§ **Short exercise**: Repeat, exactly, the run of lines that opens with the line containing "The picture is" and closes with the line containing "import plotly.graph_objects as go", and leave all other lines out.

§ **Data excerpt**:
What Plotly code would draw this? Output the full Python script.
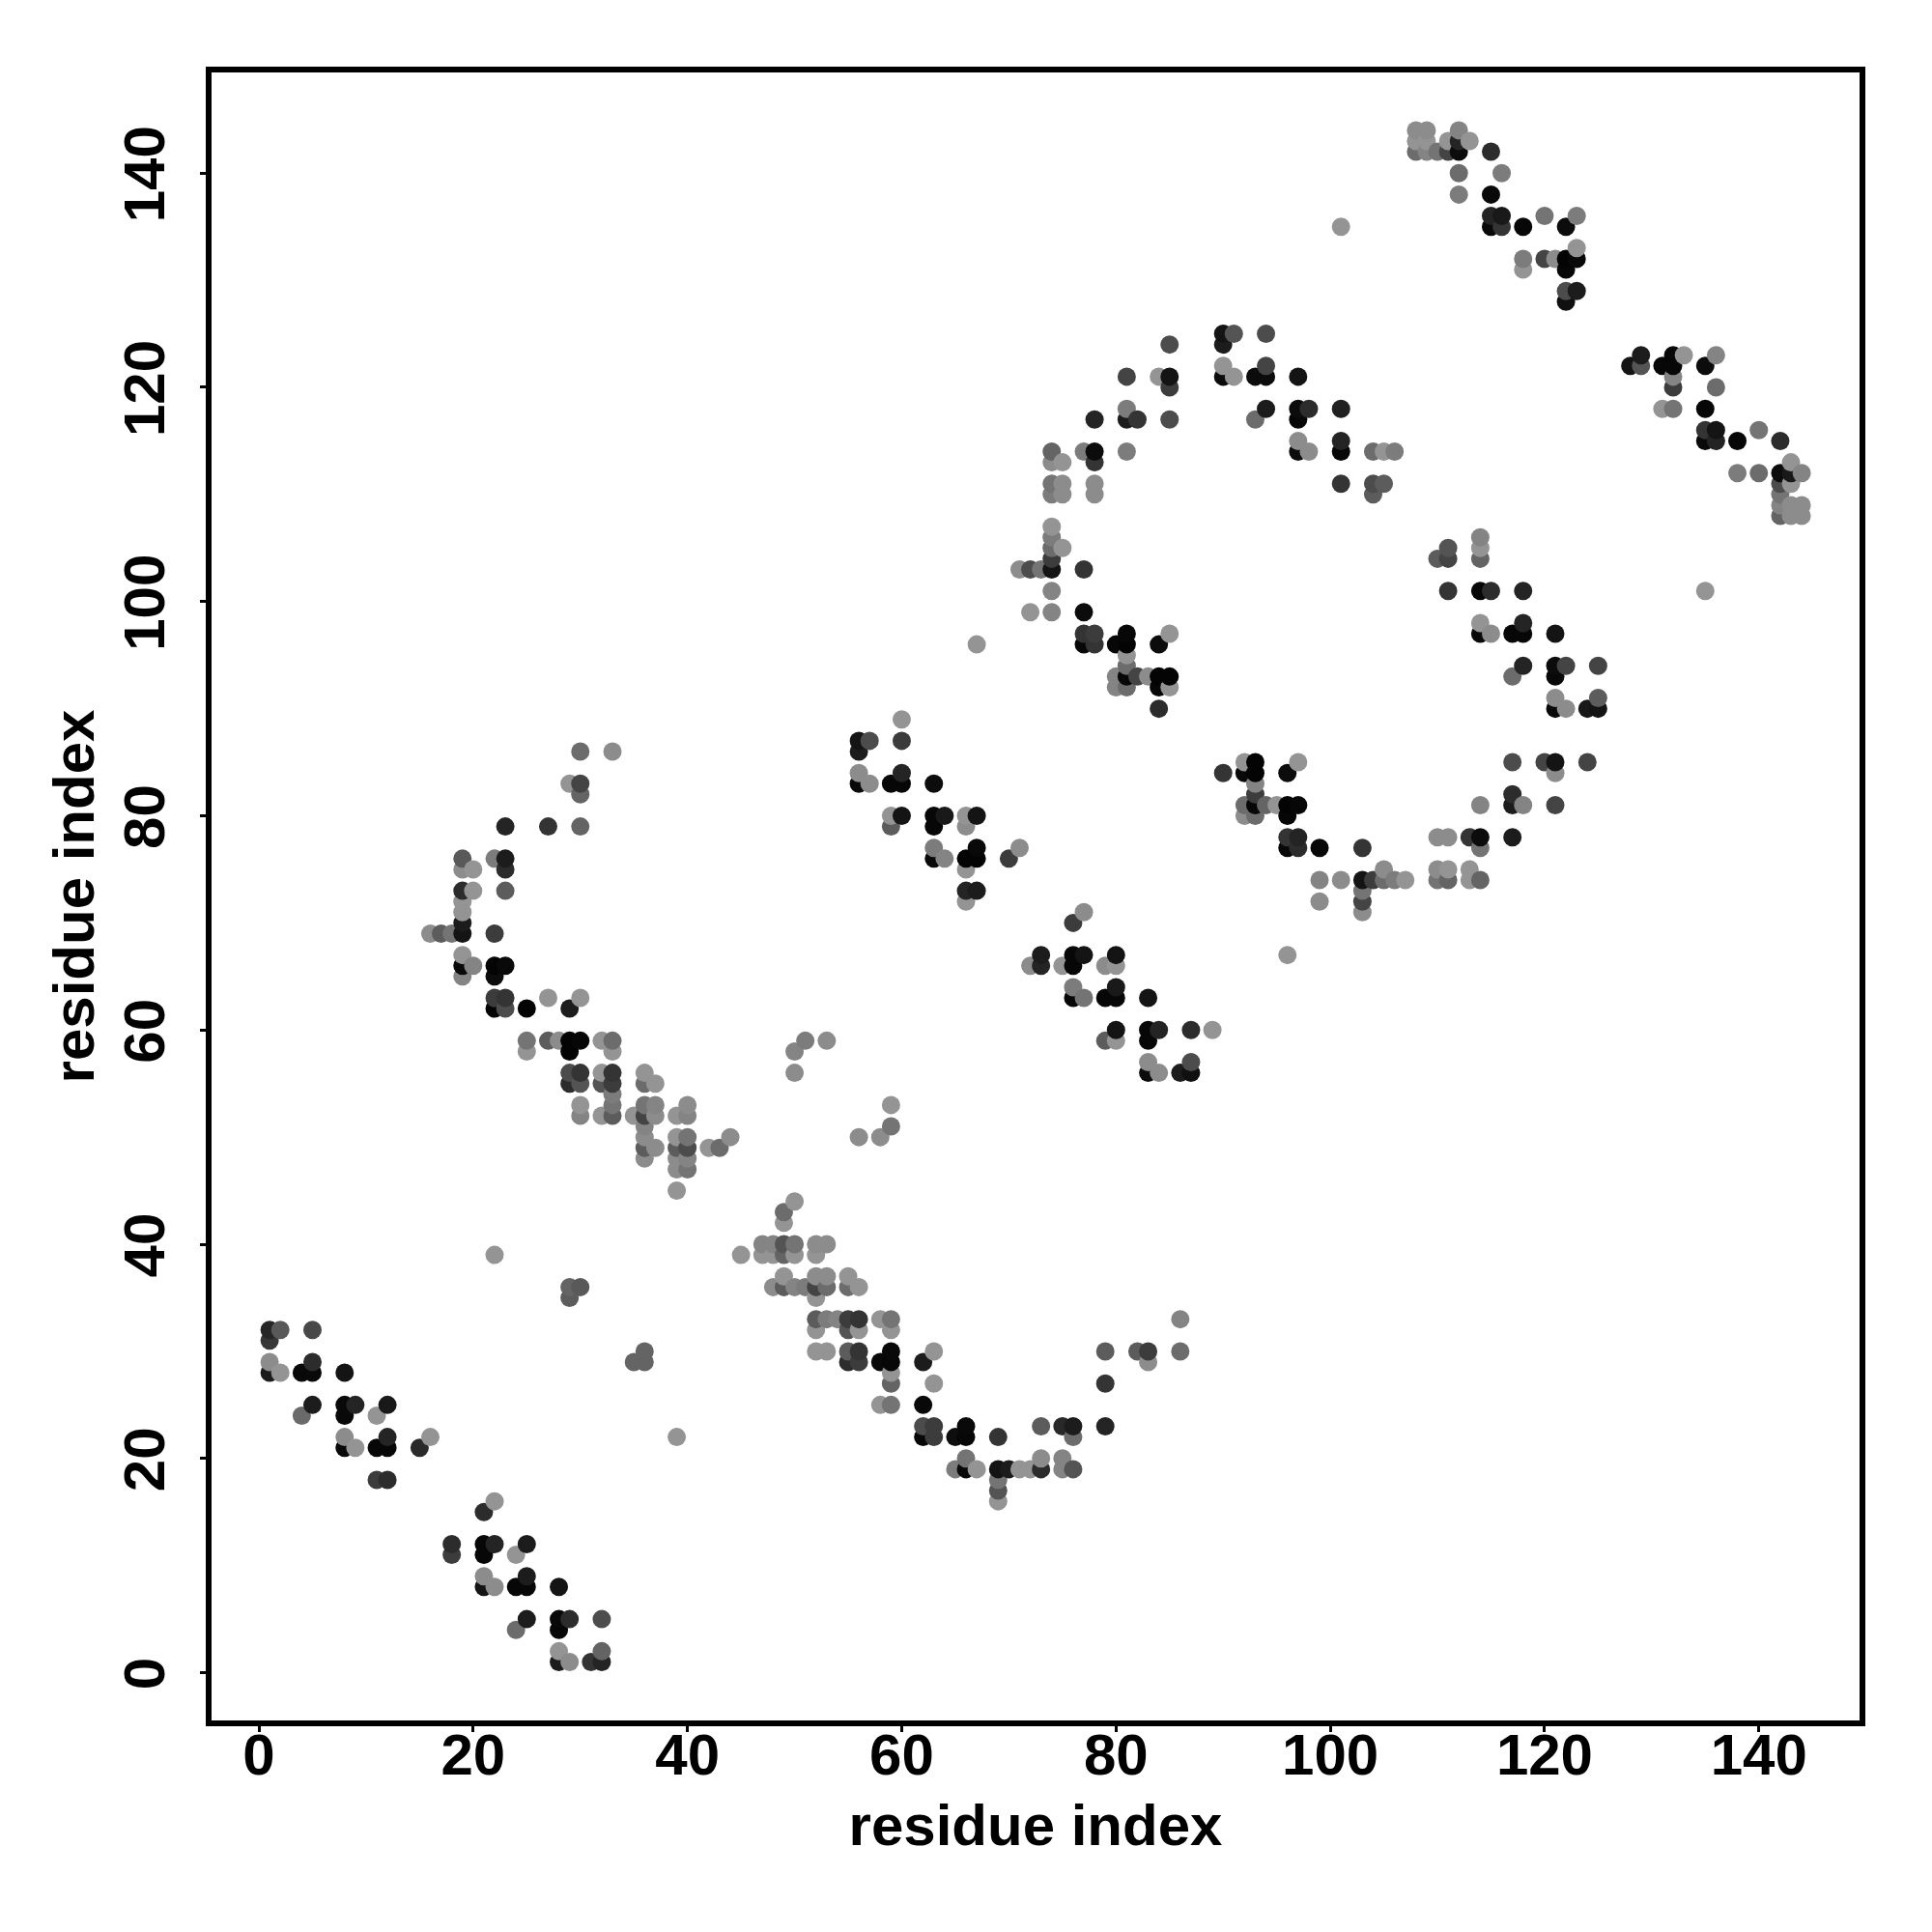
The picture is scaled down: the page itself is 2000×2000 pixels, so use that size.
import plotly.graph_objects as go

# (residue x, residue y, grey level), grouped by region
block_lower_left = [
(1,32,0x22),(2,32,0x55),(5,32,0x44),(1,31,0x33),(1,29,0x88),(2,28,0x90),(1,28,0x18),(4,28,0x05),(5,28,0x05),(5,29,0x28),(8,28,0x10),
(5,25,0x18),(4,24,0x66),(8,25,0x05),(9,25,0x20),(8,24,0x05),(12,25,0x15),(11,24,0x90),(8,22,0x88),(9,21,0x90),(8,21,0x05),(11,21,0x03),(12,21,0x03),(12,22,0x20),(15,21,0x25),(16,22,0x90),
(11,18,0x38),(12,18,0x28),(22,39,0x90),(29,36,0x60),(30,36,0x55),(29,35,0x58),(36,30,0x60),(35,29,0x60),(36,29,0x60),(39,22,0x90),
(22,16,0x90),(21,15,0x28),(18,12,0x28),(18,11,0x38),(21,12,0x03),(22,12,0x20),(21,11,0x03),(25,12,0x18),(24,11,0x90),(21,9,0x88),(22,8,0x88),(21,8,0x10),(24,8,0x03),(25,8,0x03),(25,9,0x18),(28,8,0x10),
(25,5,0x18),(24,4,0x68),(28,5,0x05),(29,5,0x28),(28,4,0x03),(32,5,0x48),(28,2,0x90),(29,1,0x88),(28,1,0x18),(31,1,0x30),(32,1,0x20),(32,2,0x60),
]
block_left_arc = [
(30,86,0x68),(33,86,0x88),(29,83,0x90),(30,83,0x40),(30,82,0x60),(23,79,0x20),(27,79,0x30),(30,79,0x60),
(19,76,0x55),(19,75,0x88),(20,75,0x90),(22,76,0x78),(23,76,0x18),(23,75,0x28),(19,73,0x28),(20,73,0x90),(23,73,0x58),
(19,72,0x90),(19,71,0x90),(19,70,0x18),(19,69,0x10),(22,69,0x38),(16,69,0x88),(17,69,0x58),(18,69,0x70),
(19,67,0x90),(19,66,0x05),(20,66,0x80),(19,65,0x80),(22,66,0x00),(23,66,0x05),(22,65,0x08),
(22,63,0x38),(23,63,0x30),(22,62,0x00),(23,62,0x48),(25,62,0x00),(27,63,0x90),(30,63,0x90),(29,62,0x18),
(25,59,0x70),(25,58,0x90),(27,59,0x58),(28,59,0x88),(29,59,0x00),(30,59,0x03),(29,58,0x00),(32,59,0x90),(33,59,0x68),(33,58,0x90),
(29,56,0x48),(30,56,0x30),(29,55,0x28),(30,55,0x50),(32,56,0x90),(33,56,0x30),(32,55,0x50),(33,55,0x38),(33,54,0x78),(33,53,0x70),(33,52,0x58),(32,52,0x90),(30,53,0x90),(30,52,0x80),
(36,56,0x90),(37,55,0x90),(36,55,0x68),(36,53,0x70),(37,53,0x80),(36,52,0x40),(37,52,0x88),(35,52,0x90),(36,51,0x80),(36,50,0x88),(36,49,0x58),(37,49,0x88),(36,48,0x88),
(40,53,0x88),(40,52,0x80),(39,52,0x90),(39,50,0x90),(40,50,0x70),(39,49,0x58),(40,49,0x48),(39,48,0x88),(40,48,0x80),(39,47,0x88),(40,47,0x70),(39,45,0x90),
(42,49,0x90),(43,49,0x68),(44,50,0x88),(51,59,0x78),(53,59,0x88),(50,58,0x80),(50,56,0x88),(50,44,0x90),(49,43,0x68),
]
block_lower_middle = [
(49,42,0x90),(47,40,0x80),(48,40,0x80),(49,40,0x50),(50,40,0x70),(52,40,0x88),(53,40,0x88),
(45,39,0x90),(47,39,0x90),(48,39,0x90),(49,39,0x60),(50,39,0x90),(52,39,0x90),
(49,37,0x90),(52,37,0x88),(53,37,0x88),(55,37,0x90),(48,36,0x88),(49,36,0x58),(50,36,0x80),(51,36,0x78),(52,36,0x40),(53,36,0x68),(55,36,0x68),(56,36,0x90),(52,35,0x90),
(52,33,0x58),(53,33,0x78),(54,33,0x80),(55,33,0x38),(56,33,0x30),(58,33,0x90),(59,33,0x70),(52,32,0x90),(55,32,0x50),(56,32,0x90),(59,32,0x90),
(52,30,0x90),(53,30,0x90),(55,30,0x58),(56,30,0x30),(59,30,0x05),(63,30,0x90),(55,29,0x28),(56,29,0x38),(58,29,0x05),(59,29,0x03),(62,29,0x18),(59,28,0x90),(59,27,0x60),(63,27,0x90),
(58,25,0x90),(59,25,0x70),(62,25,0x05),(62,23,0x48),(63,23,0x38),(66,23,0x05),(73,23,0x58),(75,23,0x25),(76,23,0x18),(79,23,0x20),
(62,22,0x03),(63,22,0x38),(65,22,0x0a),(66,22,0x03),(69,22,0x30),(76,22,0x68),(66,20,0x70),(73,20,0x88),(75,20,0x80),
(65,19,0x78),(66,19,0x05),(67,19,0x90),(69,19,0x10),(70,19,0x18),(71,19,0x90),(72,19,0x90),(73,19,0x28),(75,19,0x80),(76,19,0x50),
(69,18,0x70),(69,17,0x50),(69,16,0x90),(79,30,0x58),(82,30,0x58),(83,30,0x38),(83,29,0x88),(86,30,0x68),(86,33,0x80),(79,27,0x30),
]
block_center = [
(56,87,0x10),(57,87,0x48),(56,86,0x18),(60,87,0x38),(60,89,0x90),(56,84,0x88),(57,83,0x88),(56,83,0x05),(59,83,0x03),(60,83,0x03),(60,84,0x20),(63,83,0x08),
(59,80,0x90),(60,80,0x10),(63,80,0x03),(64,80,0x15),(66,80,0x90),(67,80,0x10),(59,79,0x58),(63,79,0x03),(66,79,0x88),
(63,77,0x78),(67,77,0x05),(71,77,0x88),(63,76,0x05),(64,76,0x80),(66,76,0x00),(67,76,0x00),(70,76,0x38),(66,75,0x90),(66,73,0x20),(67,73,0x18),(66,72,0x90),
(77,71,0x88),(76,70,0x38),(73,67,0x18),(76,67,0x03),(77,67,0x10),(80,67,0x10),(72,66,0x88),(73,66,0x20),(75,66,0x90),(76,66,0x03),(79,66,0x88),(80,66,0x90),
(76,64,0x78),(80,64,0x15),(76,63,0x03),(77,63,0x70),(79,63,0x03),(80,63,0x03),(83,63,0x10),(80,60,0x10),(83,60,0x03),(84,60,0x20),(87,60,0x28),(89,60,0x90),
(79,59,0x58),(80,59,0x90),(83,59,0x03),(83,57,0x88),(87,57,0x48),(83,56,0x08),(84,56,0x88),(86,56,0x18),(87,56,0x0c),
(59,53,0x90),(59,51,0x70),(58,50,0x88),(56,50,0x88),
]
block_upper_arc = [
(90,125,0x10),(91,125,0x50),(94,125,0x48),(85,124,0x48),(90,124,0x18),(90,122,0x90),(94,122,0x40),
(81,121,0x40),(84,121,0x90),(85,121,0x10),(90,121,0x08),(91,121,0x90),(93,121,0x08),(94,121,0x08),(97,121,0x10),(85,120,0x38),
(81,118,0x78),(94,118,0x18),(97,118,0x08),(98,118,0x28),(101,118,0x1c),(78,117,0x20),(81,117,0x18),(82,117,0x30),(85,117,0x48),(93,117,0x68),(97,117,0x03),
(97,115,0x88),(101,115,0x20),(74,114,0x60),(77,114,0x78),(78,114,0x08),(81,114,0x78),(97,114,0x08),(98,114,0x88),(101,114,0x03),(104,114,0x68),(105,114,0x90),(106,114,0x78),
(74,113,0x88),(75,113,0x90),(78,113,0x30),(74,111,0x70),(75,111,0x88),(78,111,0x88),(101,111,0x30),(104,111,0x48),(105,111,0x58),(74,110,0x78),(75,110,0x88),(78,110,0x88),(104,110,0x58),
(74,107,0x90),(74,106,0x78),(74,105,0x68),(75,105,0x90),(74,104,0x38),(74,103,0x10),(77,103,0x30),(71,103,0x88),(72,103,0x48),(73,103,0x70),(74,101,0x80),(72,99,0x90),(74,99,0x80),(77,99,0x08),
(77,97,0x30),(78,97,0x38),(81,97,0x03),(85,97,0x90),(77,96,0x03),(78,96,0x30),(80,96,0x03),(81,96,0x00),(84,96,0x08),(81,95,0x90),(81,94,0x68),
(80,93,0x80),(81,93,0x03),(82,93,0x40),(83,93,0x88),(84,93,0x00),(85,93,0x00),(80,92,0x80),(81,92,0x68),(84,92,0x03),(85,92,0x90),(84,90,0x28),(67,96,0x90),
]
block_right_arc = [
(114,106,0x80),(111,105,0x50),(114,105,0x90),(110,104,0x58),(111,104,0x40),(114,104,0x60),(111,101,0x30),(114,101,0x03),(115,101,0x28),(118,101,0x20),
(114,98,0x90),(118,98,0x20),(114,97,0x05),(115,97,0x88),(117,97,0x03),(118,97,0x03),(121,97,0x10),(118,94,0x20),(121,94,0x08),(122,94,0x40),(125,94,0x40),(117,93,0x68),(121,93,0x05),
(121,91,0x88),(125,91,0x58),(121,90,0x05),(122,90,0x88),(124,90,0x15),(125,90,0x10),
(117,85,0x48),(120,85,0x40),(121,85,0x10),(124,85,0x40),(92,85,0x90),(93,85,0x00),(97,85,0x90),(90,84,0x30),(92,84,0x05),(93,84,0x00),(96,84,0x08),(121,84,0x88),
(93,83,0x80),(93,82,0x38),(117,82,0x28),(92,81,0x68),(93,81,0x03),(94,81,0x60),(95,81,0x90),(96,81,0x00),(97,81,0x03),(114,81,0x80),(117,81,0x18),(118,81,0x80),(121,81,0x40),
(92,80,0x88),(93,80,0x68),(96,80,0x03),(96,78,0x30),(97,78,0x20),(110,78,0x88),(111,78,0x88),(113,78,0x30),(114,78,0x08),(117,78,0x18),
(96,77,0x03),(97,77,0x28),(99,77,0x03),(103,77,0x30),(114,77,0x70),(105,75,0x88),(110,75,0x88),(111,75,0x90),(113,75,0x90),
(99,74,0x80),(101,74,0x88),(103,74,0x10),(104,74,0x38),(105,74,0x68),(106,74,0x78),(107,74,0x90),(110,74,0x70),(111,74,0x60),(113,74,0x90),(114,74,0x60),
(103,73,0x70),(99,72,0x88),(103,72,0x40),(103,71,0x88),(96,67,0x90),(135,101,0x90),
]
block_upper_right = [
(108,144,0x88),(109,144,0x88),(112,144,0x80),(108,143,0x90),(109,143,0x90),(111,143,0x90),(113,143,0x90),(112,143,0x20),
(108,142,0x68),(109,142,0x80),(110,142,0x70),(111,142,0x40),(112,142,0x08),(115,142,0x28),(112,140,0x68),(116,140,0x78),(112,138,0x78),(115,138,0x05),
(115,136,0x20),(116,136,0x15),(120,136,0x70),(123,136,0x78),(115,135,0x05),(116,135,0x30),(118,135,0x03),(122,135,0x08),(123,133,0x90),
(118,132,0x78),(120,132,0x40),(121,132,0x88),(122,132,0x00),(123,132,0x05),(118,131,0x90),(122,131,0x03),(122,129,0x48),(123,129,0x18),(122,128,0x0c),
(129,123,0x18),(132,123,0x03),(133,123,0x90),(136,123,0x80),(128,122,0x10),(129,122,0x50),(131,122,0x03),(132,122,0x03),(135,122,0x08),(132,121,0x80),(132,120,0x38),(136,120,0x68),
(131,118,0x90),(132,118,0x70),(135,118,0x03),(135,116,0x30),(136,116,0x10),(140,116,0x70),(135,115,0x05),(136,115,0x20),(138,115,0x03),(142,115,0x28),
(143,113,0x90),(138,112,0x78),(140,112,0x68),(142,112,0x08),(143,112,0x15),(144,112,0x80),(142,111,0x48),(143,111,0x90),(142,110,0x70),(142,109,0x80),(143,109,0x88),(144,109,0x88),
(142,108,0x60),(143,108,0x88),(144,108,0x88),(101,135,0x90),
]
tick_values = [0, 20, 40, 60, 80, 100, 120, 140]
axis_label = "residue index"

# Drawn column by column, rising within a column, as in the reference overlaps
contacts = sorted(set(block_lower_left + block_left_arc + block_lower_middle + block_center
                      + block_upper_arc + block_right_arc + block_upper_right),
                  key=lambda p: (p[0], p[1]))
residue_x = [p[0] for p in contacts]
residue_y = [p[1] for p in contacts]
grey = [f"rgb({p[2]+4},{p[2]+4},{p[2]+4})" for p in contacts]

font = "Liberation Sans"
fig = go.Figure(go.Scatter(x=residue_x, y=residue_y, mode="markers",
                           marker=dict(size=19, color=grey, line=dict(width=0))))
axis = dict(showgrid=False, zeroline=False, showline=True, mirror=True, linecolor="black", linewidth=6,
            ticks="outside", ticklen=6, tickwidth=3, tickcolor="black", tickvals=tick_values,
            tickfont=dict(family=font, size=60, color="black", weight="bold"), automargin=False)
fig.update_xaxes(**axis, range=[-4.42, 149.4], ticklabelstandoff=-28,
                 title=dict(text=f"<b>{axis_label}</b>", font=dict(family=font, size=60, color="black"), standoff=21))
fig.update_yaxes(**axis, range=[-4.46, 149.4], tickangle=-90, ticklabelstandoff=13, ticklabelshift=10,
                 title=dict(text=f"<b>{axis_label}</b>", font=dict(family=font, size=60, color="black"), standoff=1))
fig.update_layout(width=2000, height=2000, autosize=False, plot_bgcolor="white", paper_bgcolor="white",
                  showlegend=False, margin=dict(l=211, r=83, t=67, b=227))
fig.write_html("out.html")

§ **Response to this exercise**:
The picture is scaled down: the page itself is 2000×2000 pixels, so use that size.
import plotly.graph_objects as go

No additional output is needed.